• **Problem details**: In the listing below, locate the lines bearing the word "that". Copy every one of them.

(Records with drawing code)
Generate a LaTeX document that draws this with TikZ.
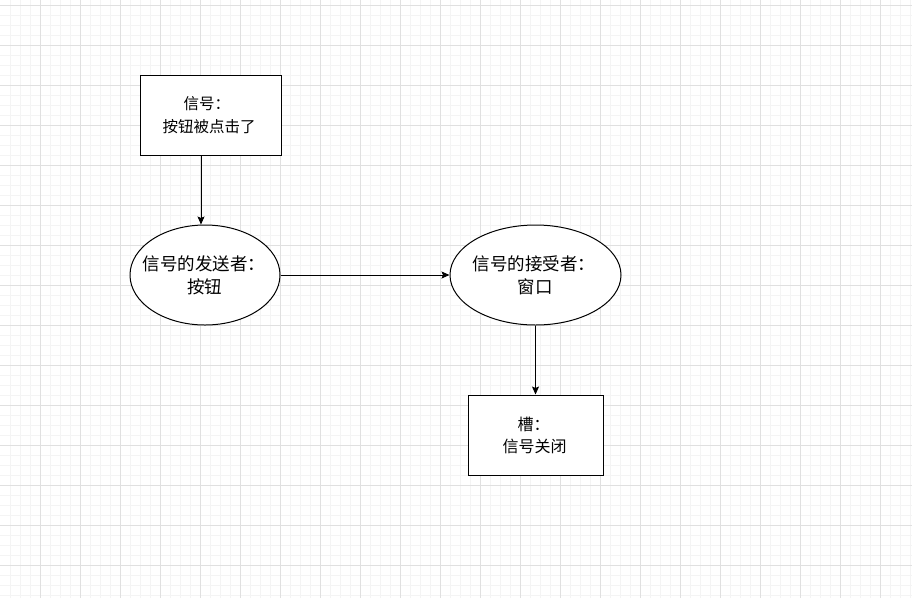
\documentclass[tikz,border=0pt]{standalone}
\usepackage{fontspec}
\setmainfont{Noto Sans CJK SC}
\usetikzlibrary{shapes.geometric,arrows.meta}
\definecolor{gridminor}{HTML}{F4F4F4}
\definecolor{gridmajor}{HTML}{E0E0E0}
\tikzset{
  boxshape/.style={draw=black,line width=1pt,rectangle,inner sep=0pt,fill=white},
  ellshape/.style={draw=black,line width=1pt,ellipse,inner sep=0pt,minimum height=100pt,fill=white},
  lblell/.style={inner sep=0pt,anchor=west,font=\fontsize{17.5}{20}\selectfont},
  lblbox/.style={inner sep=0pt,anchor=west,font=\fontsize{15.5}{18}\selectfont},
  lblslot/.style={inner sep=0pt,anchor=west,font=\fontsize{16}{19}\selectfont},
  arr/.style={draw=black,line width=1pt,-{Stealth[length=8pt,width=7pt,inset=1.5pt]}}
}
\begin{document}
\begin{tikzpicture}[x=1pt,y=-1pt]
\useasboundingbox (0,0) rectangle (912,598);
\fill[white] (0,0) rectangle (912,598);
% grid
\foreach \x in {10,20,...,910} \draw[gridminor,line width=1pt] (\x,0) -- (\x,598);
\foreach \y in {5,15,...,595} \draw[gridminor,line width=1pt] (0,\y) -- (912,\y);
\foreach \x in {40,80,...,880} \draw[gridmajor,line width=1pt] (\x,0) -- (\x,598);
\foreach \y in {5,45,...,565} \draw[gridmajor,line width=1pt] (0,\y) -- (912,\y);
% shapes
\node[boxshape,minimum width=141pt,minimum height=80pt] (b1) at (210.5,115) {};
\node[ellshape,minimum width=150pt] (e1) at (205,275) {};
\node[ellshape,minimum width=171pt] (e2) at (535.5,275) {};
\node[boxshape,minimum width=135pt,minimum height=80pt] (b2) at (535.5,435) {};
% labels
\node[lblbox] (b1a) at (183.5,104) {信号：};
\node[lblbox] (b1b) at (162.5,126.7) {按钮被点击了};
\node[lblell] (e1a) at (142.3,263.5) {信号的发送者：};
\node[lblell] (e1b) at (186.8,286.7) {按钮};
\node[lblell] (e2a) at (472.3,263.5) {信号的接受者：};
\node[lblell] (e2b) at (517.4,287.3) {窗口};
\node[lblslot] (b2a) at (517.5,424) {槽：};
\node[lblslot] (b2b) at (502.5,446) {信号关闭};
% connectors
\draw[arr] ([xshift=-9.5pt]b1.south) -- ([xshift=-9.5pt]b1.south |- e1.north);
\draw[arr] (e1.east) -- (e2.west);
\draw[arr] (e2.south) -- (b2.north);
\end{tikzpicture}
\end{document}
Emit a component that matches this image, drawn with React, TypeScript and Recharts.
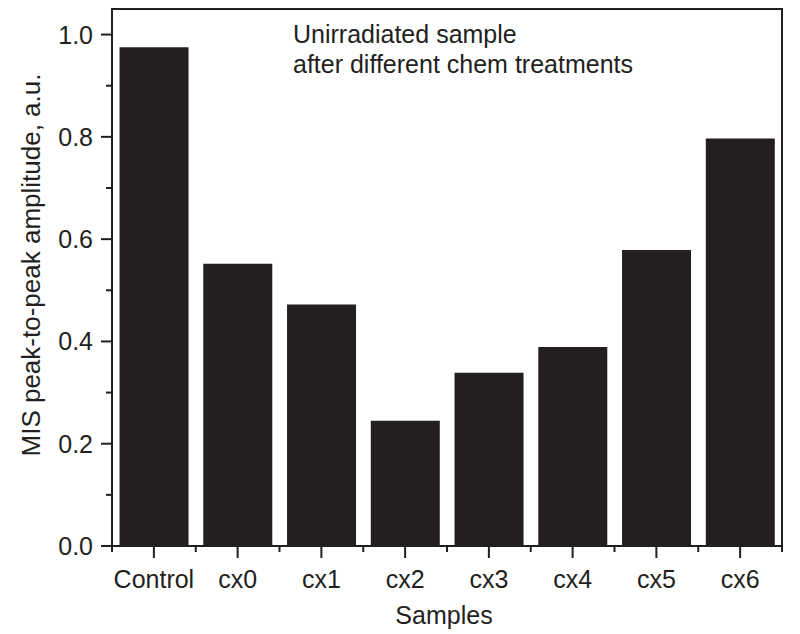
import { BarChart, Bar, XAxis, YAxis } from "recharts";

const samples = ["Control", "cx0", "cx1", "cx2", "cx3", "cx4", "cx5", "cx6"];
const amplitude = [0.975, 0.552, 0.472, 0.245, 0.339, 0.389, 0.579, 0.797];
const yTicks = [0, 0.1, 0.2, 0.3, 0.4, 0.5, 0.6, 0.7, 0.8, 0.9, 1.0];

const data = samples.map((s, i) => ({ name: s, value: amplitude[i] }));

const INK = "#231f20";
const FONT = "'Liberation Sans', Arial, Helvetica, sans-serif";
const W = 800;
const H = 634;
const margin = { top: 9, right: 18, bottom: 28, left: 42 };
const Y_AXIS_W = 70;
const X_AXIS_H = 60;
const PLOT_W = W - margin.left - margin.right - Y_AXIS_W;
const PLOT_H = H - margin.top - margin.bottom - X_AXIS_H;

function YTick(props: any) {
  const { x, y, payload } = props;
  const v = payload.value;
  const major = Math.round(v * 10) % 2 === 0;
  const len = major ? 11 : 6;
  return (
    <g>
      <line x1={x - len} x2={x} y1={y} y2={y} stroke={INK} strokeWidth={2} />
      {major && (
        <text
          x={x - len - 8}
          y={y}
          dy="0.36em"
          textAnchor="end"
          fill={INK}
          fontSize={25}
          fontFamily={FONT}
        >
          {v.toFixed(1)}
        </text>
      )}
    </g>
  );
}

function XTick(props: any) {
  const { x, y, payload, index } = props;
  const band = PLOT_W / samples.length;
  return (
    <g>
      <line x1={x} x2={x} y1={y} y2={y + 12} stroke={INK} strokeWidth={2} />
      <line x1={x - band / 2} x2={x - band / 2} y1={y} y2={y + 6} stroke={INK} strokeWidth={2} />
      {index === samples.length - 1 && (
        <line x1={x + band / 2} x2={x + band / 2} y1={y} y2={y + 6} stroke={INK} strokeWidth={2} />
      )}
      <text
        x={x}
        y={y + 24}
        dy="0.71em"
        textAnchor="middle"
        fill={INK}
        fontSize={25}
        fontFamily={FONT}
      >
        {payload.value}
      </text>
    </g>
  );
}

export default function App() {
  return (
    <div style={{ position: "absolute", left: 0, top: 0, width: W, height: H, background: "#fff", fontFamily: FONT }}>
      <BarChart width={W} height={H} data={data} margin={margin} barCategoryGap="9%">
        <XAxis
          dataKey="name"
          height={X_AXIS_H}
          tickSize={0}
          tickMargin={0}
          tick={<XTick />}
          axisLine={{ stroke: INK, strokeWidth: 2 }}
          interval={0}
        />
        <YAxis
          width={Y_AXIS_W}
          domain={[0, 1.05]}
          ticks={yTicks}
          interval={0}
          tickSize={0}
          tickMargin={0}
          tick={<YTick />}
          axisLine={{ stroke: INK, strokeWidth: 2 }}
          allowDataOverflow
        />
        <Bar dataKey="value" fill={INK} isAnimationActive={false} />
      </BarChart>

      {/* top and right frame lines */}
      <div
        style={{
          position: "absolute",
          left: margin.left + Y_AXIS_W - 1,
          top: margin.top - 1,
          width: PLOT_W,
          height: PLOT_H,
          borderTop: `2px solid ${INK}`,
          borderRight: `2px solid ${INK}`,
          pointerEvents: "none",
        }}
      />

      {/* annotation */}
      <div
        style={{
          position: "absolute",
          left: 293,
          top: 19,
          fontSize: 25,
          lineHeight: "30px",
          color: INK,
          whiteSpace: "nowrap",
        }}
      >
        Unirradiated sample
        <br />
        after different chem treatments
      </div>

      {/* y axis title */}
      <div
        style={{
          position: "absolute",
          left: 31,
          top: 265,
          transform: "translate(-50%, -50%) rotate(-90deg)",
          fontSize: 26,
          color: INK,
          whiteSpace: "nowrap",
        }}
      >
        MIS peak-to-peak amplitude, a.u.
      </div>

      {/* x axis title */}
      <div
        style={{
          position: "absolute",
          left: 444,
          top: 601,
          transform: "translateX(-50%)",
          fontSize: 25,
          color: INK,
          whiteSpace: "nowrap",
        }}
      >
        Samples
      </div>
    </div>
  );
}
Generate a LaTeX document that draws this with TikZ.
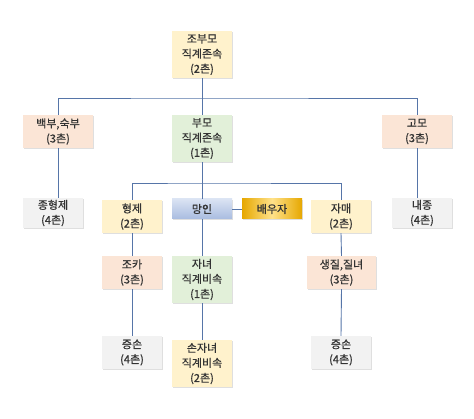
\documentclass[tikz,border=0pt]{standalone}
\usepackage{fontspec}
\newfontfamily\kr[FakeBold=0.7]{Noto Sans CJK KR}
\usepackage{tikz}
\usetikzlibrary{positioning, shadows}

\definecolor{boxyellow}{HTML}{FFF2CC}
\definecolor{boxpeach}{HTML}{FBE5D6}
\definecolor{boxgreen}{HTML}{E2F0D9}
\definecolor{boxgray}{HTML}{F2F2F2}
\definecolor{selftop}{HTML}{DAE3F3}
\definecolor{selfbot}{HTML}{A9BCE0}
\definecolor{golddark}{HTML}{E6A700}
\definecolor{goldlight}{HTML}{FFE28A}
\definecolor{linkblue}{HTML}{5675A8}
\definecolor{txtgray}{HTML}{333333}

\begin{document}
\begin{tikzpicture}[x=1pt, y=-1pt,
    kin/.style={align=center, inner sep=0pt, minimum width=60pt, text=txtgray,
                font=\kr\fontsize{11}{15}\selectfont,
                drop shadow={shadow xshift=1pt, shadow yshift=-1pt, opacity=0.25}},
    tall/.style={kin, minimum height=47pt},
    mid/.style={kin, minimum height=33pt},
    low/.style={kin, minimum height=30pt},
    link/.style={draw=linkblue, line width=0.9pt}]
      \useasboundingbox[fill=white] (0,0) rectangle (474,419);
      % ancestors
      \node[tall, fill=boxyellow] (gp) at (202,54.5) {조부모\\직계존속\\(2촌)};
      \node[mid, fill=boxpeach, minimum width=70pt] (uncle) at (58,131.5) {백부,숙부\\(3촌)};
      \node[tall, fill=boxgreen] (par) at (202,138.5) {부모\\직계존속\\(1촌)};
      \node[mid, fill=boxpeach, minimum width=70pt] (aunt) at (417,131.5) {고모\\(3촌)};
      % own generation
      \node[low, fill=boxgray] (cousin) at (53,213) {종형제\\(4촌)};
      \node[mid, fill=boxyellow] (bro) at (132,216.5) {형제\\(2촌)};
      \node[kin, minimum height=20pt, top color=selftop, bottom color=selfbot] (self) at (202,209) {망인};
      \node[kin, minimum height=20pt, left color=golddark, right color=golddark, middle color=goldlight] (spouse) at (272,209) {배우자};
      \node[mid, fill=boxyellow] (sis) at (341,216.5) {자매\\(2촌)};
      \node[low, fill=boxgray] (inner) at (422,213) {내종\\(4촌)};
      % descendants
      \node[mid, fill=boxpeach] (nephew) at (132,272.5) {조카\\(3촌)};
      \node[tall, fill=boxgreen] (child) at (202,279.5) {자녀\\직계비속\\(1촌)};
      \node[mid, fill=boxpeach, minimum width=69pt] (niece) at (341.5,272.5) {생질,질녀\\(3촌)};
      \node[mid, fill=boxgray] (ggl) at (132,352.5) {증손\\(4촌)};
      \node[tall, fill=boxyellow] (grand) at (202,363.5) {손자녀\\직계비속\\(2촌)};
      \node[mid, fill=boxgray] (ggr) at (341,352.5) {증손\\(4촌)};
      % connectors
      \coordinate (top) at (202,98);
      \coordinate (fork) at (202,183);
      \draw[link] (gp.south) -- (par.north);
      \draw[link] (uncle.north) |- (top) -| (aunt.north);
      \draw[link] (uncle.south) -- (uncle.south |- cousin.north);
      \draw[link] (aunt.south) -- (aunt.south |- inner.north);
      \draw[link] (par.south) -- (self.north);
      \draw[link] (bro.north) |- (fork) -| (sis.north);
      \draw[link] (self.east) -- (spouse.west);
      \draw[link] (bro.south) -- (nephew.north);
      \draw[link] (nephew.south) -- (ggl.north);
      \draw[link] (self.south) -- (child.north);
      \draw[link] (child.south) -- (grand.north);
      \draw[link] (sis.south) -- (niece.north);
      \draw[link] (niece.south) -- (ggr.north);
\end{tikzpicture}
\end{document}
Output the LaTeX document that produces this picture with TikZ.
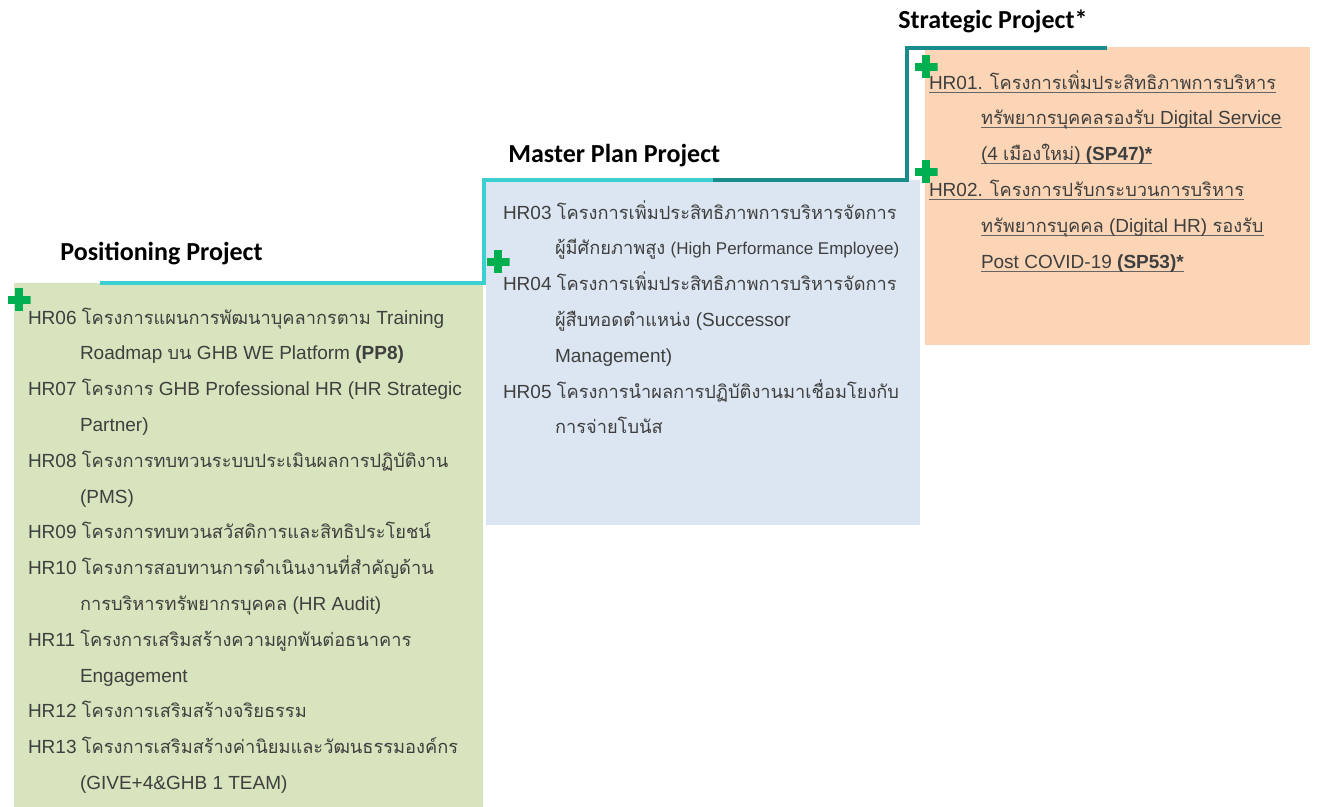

• **In response**:
Generate a LaTeX document that draws this with TikZ.
Emit a component that matches this image, drawn with React, TypeScript and Recharts.
Generate a LaTeX document that draws this with TikZ.
Output the LaTeX document that produces this picture with TikZ.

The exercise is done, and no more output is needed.